[BEGIN]

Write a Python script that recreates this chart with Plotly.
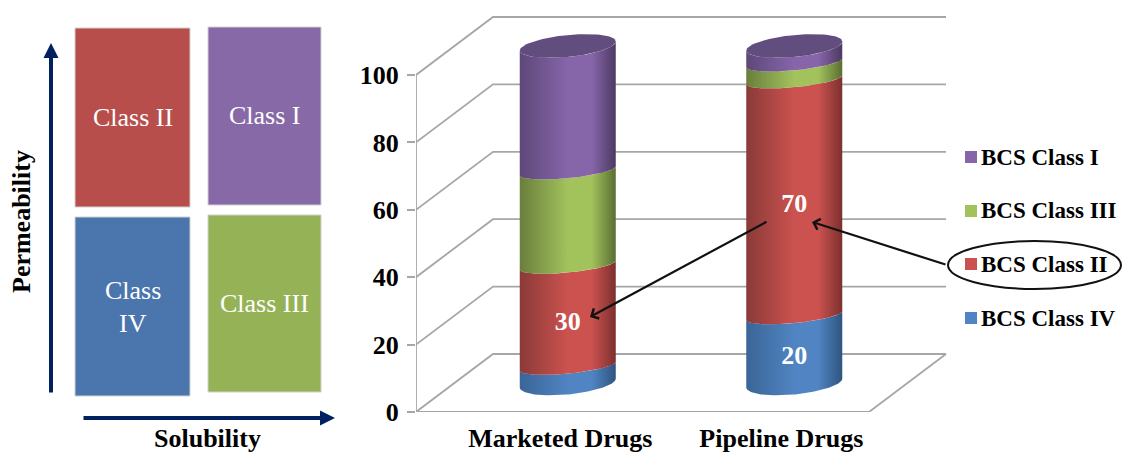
import numpy as np
import plotly.graph_objects as go

W, H = 1122, 453
SERIF = "Liberation Serif"

# Stacked share of each BCS class, bottom to top
categories = ["Marketed Drugs", "Pipeline Drugs"]
class_iv = [5, 20]
class_ii = [30, 70]
class_iii = [28, 5]
class_i = [37, 5]
y_ticks = [0, 20, 40, 60, 80, 100]

series = [
    ("BCS Class IV", class_iv, ["#3a6597", "#5084c2", "#2f5580"], [None, "20"]),
    ("BCS Class II", class_ii, ["#8a3a38", "#cb524f", "#7c302e"], ["30", "70"]),
    ("BCS Class III", class_iii, ["#697e3c", "#a2c25c", "#5a6e33"], [None, None]),
    ("BCS Class I", class_i, ["#5d4878", "#8665a9", "#4c3a62"], [None, None]),
]
legend_order = ["BCS Class I", "BCS Class III", "BCS Class II", "BCS Class IV"]
legend_rows = [157, 211, 264, 318]

# Pixel frame of the front plane of the chart
FRONT_LEFT, FLOOR_Y = 416, 412
X_UNIT, Y_UNIT = 226.5, 3.37
x_top = -0.5 + (W - FRONT_LEFT) / X_UNIT
y_top = FLOOR_Y / Y_UNIT

# Depth of the box and the cylinder ellipses, in axis units
DEPTH_X, DEPTH_Y = 77 / X_UNIT, 58 / Y_UNIT
RX, TILT = 48 / X_UNIT, 4.5 / Y_UNIT
RY_OUTER, RY_INNER, RY_BASE = 11 / Y_UNIT, 7.5 / Y_UNIT, 11.5 / Y_UNIT
LABEL_DROP = 8 / Y_UNIT


def px(x, y):
    return x / W, 1 - y / H


def arc(cx, cy, t0, t1, ry, n=60):
    t = np.linspace(t0, t1, n)
    return cx + RX * np.cos(t), cy + TILT * np.cos(t) + ry * np.sin(t)


fig = go.Figure()

# Box floor and gridlines on the side and back walls
wall_x, wall_y = [], []
for v in y_ticks:
    wall_x += [-0.5, -0.5 + DEPTH_X, 1.5 + DEPTH_X, None]
    wall_y += [v, v + DEPTH_Y, v + DEPTH_Y, None]
wall_x += [-0.5, -0.5, None, -0.5, 1.5, 1.5 + DEPTH_X]
wall_y += [0, 100, None, 0, 0, DEPTH_Y]
fig.add_trace(go.Scatter(x=wall_x, y=wall_y, mode="lines", hoverinfo="skip", showlegend=False,
                         line=dict(color="#a6a6a6", width=1.8)))

# Stacked cylinders: each segment is closed by two front arcs
for i, name in enumerate(categories):
    cx = i + DEPTH_X / 2
    base = DEPTH_Y / 2
    level = 0
    for label, values, shades, notes in series:
        lower, upper = level, level + values[i]
        xa, ya = arc(cx, base + lower, np.pi, 2 * np.pi, RY_BASE if lower == 0 else RY_INNER)
        xb, yb = arc(cx, base + upper, 2 * np.pi, np.pi, RY_OUTER if upper >= 100 else RY_INNER)
        fig.add_trace(go.Scatter(
            x=np.r_[xa, xb], y=np.r_[ya, yb], mode="lines", fill="toself", name=label,
            line=dict(width=0), showlegend=False, hoverinfo="name",
            fillgradient=dict(type="horizontal", colorscale=[
                [0, shades[0]], [0.5, shades[1]], [0.75, shades[1]], [1, shades[2]]]),
        ))
        level = upper
    xc, yc = arc(cx, base + level, 0, 2 * np.pi, RY_OUTER, 90)
    fig.add_trace(go.Scatter(x=xc, y=yc, mode="lines", fill="toself", line=dict(width=0),
                             fillcolor="#624d7f", hoverinfo="skip", showlegend=False))

# Value labels sit on the front face of their segment
label_x, label_y, label_text = [], [], []
for i in range(len(categories)):
    level = 0
    for label, values, shades, notes in series:
        if notes[i]:
            label_x.append(i + DEPTH_X / 2)
            label_y.append(DEPTH_Y / 2 + level + values[i] / 2 - LABEL_DROP)
            label_text.append(notes[i])
        level += values[i]
fig.add_trace(go.Scatter(x=label_x, y=label_y, text=label_text, mode="text", hoverinfo="skip",
                         showlegend=False, textfont=dict(family=SERIF, size=26, color="white", weight="bold")))

shapes, notes_layer = [], []


def text(x, y, s, size=26, color="black", bold=False, anchor="center", angle=0):
    xp, yp = px(x, y)
    notes_layer.append(dict(
        x=xp, y=yp, xref="paper", yref="paper", text=f"<b>{s}</b>" if bold else s, showarrow=False,
        xanchor=anchor, yanchor="middle", textangle=angle, font=dict(family=SERIF, size=size, color=color)))


def arrow(x0, y0, x1, y1, color, width, head, scale=1.0):
    xb, yb = px(x1, y1)
    notes_layer.append(dict(
        x=xb, y=yb, ax=x0 - x1, ay=y0 - y1, xref="paper", yref="paper", axref="pixel", ayref="pixel", text="",
        showarrow=True, arrowcolor=color, arrowwidth=width, arrowhead=head, arrowsize=scale))


# BCS quadrant diagram on the left
quadrants = [
    (75, 28, 190, 207, "#b84e4b", ["Class II"], [117]),
    (208, 27, 321, 205, "#8869a8", ["Class I"], [116]),
    (75, 217, 190, 396, "#4a76ad", ["Class", "IV"], [290, 323]),
    (208, 215, 321, 392, "#95b356", ["Class III"], [303]),
]
for x0, y0, x1, y1, color, lines, rows in quadrants:
    xa, ya = px(x0, y1)
    xb, yb = px(x1, y0)
    shapes.append(dict(type="rect", xref="paper", yref="paper", x0=xa, y0=ya, x1=xb, y1=yb,
                       fillcolor=color, line=dict(color="#d0d0d0", width=1)))
    for line, row in zip(lines, rows):
        text((x0 + x1) / 2, row, line, color="white")

arrow(51, 394, 51, 43, "#002060", 4, 2, 0.75)
arrow(82, 418, 335, 418, "#002060", 4, 2, 0.75)
text(21, 222, "Permeability", bold=True, angle=-90)
text(207, 438, "Solubility", bold=True)

# Legend, with the Class II row ringed
colors = {label: shades[1] for label, _, shades, _ in series}
for label, row in zip(legend_order, legend_rows):
    xa, ya = px(965, row + 6)
    xb, yb = px(977, row - 6)
    shapes.append(dict(type="rect", xref="paper", yref="paper", x0=xa, y0=ya, x1=xb, y1=yb,
                       fillcolor=colors[label], line=dict(width=0)))
    text(979, row, label, size=23, bold=True, anchor="left")
xa, ya = px(948, 289)
xb, yb = px(1121, 241)
shapes.append(dict(type="circle", xref="paper", yref="paper", x0=xa, y0=ya, x1=xb, y1=yb,
                   line=dict(color="#111111", width=2)))

# Callouts tying the legend entry to both Class II segments
arrow(768, 221, 590, 317, "#111111", 2.2, 4, 1.0)
arrow(947, 265, 812, 222, "#111111", 2.2, 4, 1.0)

fig.update_layout(
    width=W, height=H, autosize=False, margin=dict(l=0, r=0, t=0, b=0, autoexpand=False),
    paper_bgcolor="white", plot_bgcolor="white", showlegend=False,
    shapes=shapes, annotations=notes_layer,
    xaxis=dict(domain=[FRONT_LEFT / W, 1], range=[-0.5, x_top], showgrid=False, zeroline=False,
               automargin=False, showline=False, ticks="", tickmode="array", tickvals=[0.137, 1.113],
               ticktext=categories, ticklabelstandoff=8,
               tickfont=dict(family=SERIF, size=26, color="black", weight="bold")),
    yaxis=dict(domain=[1 - FLOOR_Y / H, 1], range=[0, y_top], showgrid=False, zeroline=False,
               automargin=False, showline=False, ticks="outside", ticklen=8, tickwidth=1.8,
               tickcolor="#a6a6a6", tickmode="array", tickvals=y_ticks, ticklabelstandoff=3,
               tickfont=dict(family=SERIF, size=26, color="black", weight="bold")),
)

fig.write_html("out.html", config=dict(displayModeBar=False, responsive=False),
               default_width=W, default_height=H)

[END]

_What this task involves_: Output exactly the span of lines from the top of the listing through the line holding "y_ticks = [0, 20, 40, 60, 80, 100]", and leave every picture out.

_Task output_:
Write a Python script that recreates this chart with Plotly.
import numpy as np
import plotly.graph_objects as go

W, H = 1122, 453
SERIF = "Liberation Serif"

# Stacked share of each BCS class, bottom to top
categories = ["Marketed Drugs", "Pipeline Drugs"]
class_iv = [5, 20]
class_ii = [30, 70]
class_iii = [28, 5]
class_i = [37, 5]
y_ticks = [0, 20, 40, 60, 80, 100]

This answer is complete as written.